Speaking of tension, Mia’s new diet of canned food makes our entire house so stinky I am ashamed to have friends over. It’s a very distinct stink. Like mushy worm-brains baking in the sun. We know when the stealth Mia is coming up the stairs, too, because if she has just eaten, she carries the stink with her.

And speaking of arthritis, ever since Stevel gave me that Nintendo DS, I’ve been experiencing aches and pains in my fingers. Sometimes my right middle finger goes to sleep for a couple of days. But the newest is this biting pain in my left pinky when I type anything. (Like. NOW.) Dude, it’s so painful.

But I deserve this pain. Yesterday I laundered Stevel’s Razr phone. Washer. And. Dryer. It is dead, of course. Why didn’t I check the pockets?! WHY!!!! Was it because you need pinkies to do that? Or was I woozy from the cat-food stink?

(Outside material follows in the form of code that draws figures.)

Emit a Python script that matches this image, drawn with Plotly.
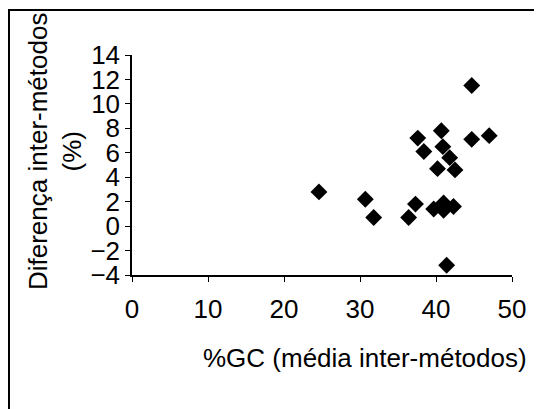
"""
GC scatter: inter-method difference vs mean %GC
"""

import plotly.graph_objects as go

# data
gc_mean = [44.7, 37.6, 40.7, 44.7, 47.0, 38.4, 40.9, 41.8, 40.2, 42.5,
           24.6, 30.7, 31.8, 36.4, 37.3, 39.7, 41.0, 41.0, 42.3, 41.4]
diff_pct = [11.5, 7.2, 7.8, 7.1, 7.4, 6.1, 6.5, 5.6, 4.7, 4.6,
            2.8, 2.2, 0.7, 0.7, 1.8, 1.4, 1.9, 1.3, 1.6, -3.2]

x_ticks = [0, 10, 20, 30, 40, 50]
y_ticks = [-4, -2, 0, 2, 4, 6, 8, 10, 12, 14]

FONT = 'Liberation Sans, Arial, sans-serif'

fig = go.Figure(go.Scatter(
    x=gc_mean,
    y=diff_pct,
    mode='markers',
    marker=dict(symbol='diamond', size=13, color='black'),
    showlegend=False
))

axis_common = dict(
    showline=True, linecolor='black', linewidth=1.5,
    ticks='outside', ticklen=5, tickwidth=1.2, tickcolor='black',
    showgrid=False, zeroline=False,
    tickfont=dict(family=FONT, size=26, color='black'),
    fixedrange=True
)

fig.update_xaxes(range=[0, 50], tickvals=x_ticks, ticklabelstandoff=5, **axis_common)
fig.update_yaxes(range=[-4, 14], tickvals=y_ticks, ticklabelstandoff=0, **axis_common)

# the page body adds an 8px offset, margins are shifted to compensate
fig.update_layout(
    width=542, height=409,
    margin=dict(l=124, r=38, t=47, b=142),
    plot_bgcolor='white', paper_bgcolor='white',
    font=dict(family=FONT, color='black'),
    annotations=[
        dict(text='Diferença inter-métodos<br>(%)', textangle=-90,
             xref='paper', yref='paper', x=-0.2026, y=0.559,
             xanchor='center', yanchor='middle',
             showarrow=False, font=dict(size=26)),
        dict(text='%GC (média inter-métodos)',
             xref='paper', yref='paper', x=0.613, y=-0.377,
             xanchor='center', yanchor='middle',
             showarrow=False, font=dict(size=26)),
    ],
    # outer frame around the whole chart
    shapes=[dict(type='rect', xref='paper', yref='paper',
                 x0=-0.3237, x1=1.0737, y0=-0.7, y1=1.2045,
                 line=dict(color='black', width=2))]
)

fig.write_html("out.html")
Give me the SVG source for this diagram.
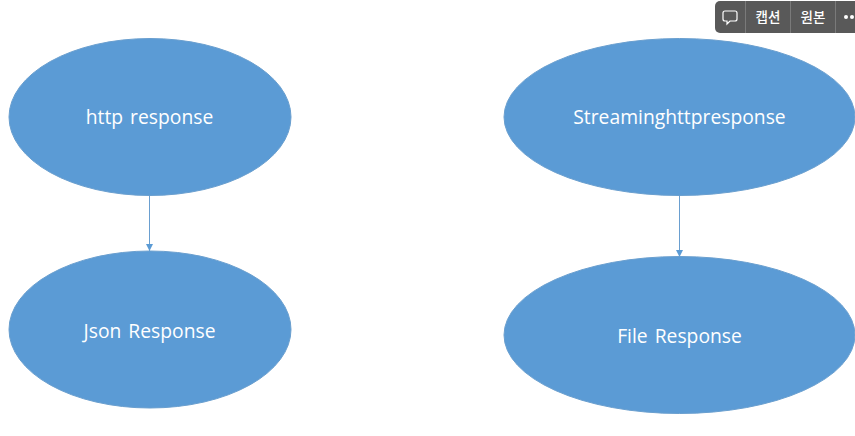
<svg xmlns="http://www.w3.org/2000/svg" width="855" height="436" viewBox="0 0 855 436">
<style>
.e{fill:#5b9bd5;stroke:#6a9fcf;stroke-width:1}
.t{font-family:"Open Sans","Noto Sans",sans-serif;font-size:19.300px;word-spacing:2px;fill:#fff;text-anchor:middle}
.c{stroke:#6a9fd0;stroke-width:1;fill:none;marker-end:url(#a)}
.k{font-family:"Noto Sans CJK KR",sans-serif;font-size:13.500px;font-weight:500;fill:#fff;text-anchor:middle}
.d{stroke:#7a7a7a;stroke-width:1}
</style>
<defs><marker id="a" markerUnits="userSpaceOnUse" markerWidth="8" markerHeight="7" refX="7" refY="3.500" orient="auto"><path d="M0 0L7 3.500L0 7Z" fill="#5b9bd5"/></marker></defs>
<rect width="855" height="436" fill="#fff"/>
<g id="connectors">
<path class="c" d="M149.500 195V251"/>
<path class="c" d="M679.500 195V257"/>
</g>
<g id="n1"><ellipse class="e" cx="150" cy="117" rx="141" ry="78.500"/><text class="t" x="149.500" y="124">http response</text></g>
<g id="n2"><ellipse class="e" cx="150" cy="329.500" rx="141" ry="78.500"/><text class="t" x="149.500" y="337.500">Json Response</text></g>
<g id="n3"><ellipse class="e" cx="679.500" cy="117" rx="175.500" ry="78.500"/><text class="t" x="679.500" y="124">Streaminghttpresponse</text></g>
<g id="n4"><ellipse class="e" cx="679.500" cy="335" rx="175.500" ry="78.500"/><text class="t" x="679.500" y="343">File Response</text></g>
<g id="toolbar">
<path d="M855 1H720a5 5 0 0 0-5 5V28a5 5 0 0 0 5 5H855Z" fill="#595959"/>
<path class="d" d="M745.500 1V33M790.500 1V33M835.500 1V33"/>
<path d="M725 11h10a2 2 0 0 1 2 2v6a2 2 0 0 1-2 2h-5l-3 3v-3h-2a2 2 0 0 1-2-2v-6a2 2 0 0 1 2-2Z" fill="none" stroke="#fff" stroke-width="1.200"/>
<text class="k" x="768" y="22">캡션</text>
<text class="k" x="813" y="22">원본</text>
<circle cx="846" cy="17" r="2" fill="#fff"/><circle cx="852" cy="17" r="2" fill="#fff"/>
</g>
</svg>
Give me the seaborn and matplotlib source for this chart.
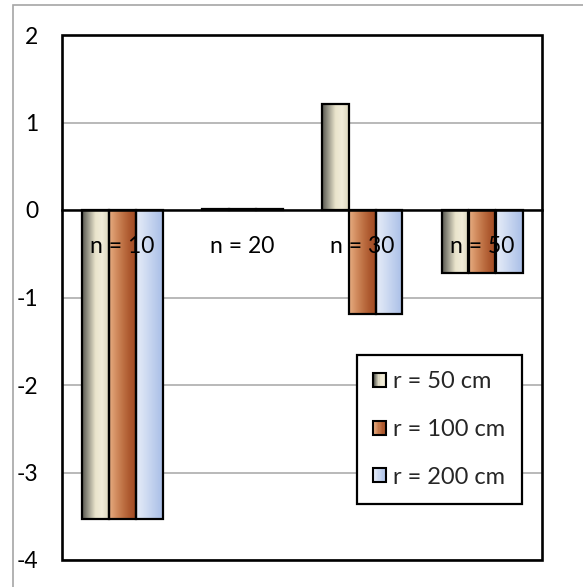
import numpy as np
import pandas as pd
import seaborn as sns
import matplotlib.pyplot as plt
from matplotlib.colors import LinearSegmentedColormap
from matplotlib.patches import Rectangle
from matplotlib.legend_handler import HandlerBase

categories = ["n = 10", "n = 20", "n = 30", "n = 50"]
series = ["r = 50 cm", "r = 100 cm", "r = 200 cm"]
r50 = [-3.53, 0.015, 1.21, -0.72]
r100 = [-3.53, 0.015, -1.19, -0.72]
r200 = [-3.53, 0.015, -1.19, -0.72]
y_ticks = [-4, -3, -2, -1, 0, 1, 2]

df = pd.DataFrame({
    "n": categories * len(series),
    "r": np.repeat(series, len(categories)),
    "value": r50 + r100 + r200,
})

# horizontal colour ramps giving each bar a cylinder-like shading
ramps = {
    series[0]: ["#55554e", "#a09e8f", "#e9e4cc", "#f1ecd8", "#dcd6bc"],
    series[1]: ["#e6ad82", "#d48f62", "#c07346", "#ae5a30", "#a04a22"],
    series[2]: ["#e6ecf8", "#d8e2f4", "#c8d6f0", "#b8caeb", "#a9bee7"],
}
cmaps = {k: LinearSegmentedColormap.from_list(k, v) for k, v in ramps.items()}

sns.set_theme(style="white")
plt.rcParams["font.family"] = ["Lato", "DejaVu Sans"]

W, H = 583, 587
fig = plt.figure(figsize=(W / 100, H / 100), dpi=100)
ax = fig.add_axes([62 / W, 1 - 560 / H, 480 / W, 525 / H])

sns.barplot(
    data=df, x="n", y="value", hue="r", order=categories, hue_order=series,
    palette=[cmaps[s](0.5) for s in series], width=0.675, gap=0,
    edgecolor="black", linewidth=1.6, saturation=1, errorbar=None,
    legend=False, ax=ax, zorder=3,
)

# replace flat fills with gradient images clipped to each bar
grad = np.linspace(0, 1, 256).reshape(1, -1)
for s, cont in zip(series, ax.containers):
    for patch in cont.patches:
        x0, y0 = patch.get_x(), patch.get_y()
        w, h = patch.get_width(), patch.get_height()
        if abs(h) > 1e-9:
            im = ax.imshow(grad, cmap=cmaps[s], aspect="auto",
                           extent=[x0, x0 + w, min(y0, y0 + h), max(y0, y0 + h)],
                           interpolation="bilinear", zorder=2.5)
            im.set_clip_path(patch)
        patch.set_facecolor("none")

ax.set_xlim(-0.5, len(categories) - 0.5)
ax.set_ylim(-4, 2)
ax.set_yticks(y_ticks)
ax.set_yticklabels([str(t) for t in y_ticks])
ax.yaxis.grid(True, color="#a6a6a6", linewidth=1.1)
ax.set_axisbelow(True)
ax.tick_params(axis="y", length=0, pad=17, labelsize=16.5, labelcolor="black")
ax.set_xlabel("")
ax.set_ylabel("")

# category axis sits on the zero line, its labels drawn over the bars
for side in ["left", "right", "top"]:
    ax.spines[side].set_visible(False)
ax.spines["bottom"].set_position(("data", 0))
ax.spines["bottom"].set_color("black")
ax.spines["bottom"].set_linewidth(1.8)
ax.spines["bottom"].set_zorder(4)
ax.xaxis.set_zorder(8)
ax.set_xticks([0.5, 1.5, 2.5])
ax.set_xticklabels([])
ax.set_xticks(range(len(categories)), minor=True)
ax.set_xticklabels(categories, minor=True)
ax.tick_params(axis="x", which="major", direction="in", length=5, width=1.5,
               color="black")
ax.tick_params(axis="x", which="minor", length=0, pad=19, labelsize=16.5,
               labelcolor="black")

# plot-area frame
ax.add_patch(Rectangle((0, 0), 1, 1, transform=ax.transAxes, fill=False,
                       edgecolor="black", linewidth=1.9, clip_on=False, zorder=5))

# chart-area border
fig.add_artist(Rectangle((13 / W, -0.1), 1.2, 1 - 5 / H + 0.1,
                         transform=fig.transFigure, fill=False,
                         edgecolor="#a6a6a6", linewidth=1.2))


class GradientHandler(HandlerBase):
    def __init__(self, cmap):
        super().__init__()
        self.cmap = cmap

    def create_artists(self, legend, orig_handle, xdescent, ydescent,
                       width, height, fontsize, trans):
        n = 10
        arts = []
        for k in range(n):
            arts.append(Rectangle((-xdescent + width * k / n, -ydescent),
                                  width / n, height, transform=trans,
                                  facecolor=self.cmap((k + 0.5) / n),
                                  edgecolor="none"))
        arts.append(Rectangle((-xdescent, -ydescent), width, height,
                              transform=trans, fill=False,
                              edgecolor="black", linewidth=1.5))
        return arts


handles = [Rectangle((0, 0), 1, 1) for _ in series]
leg = ax.legend(
    handles, series, loc="upper left", bbox_to_anchor=(0.615, 0.39),
    borderaxespad=0, fontsize=17, handlelength=0.55, handleheight=0.55,
    handletextpad=0.3, labelspacing=1.13, borderpad=0.68, fancybox=False,
    framealpha=1, edgecolor="black",
    handler_map={h: GradientHandler(cmaps[s]) for h, s in zip(handles, series)},
)
leg.get_frame().set_linewidth(1.6)
leg.set_zorder(9)

fig.savefig("out.png", dpi=100)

I gave my students their next essay assignment. It’s the most complicated assignment I’ve ever SEEN. I’m not trying to be cruel, just challenging. They’re such wonderful good sports this semester, they were right there with me as we went over it. I hope they have FUN working on it, because I really want it to be fun. Have I mentioned how terrific my class is this semester? Smarties, all.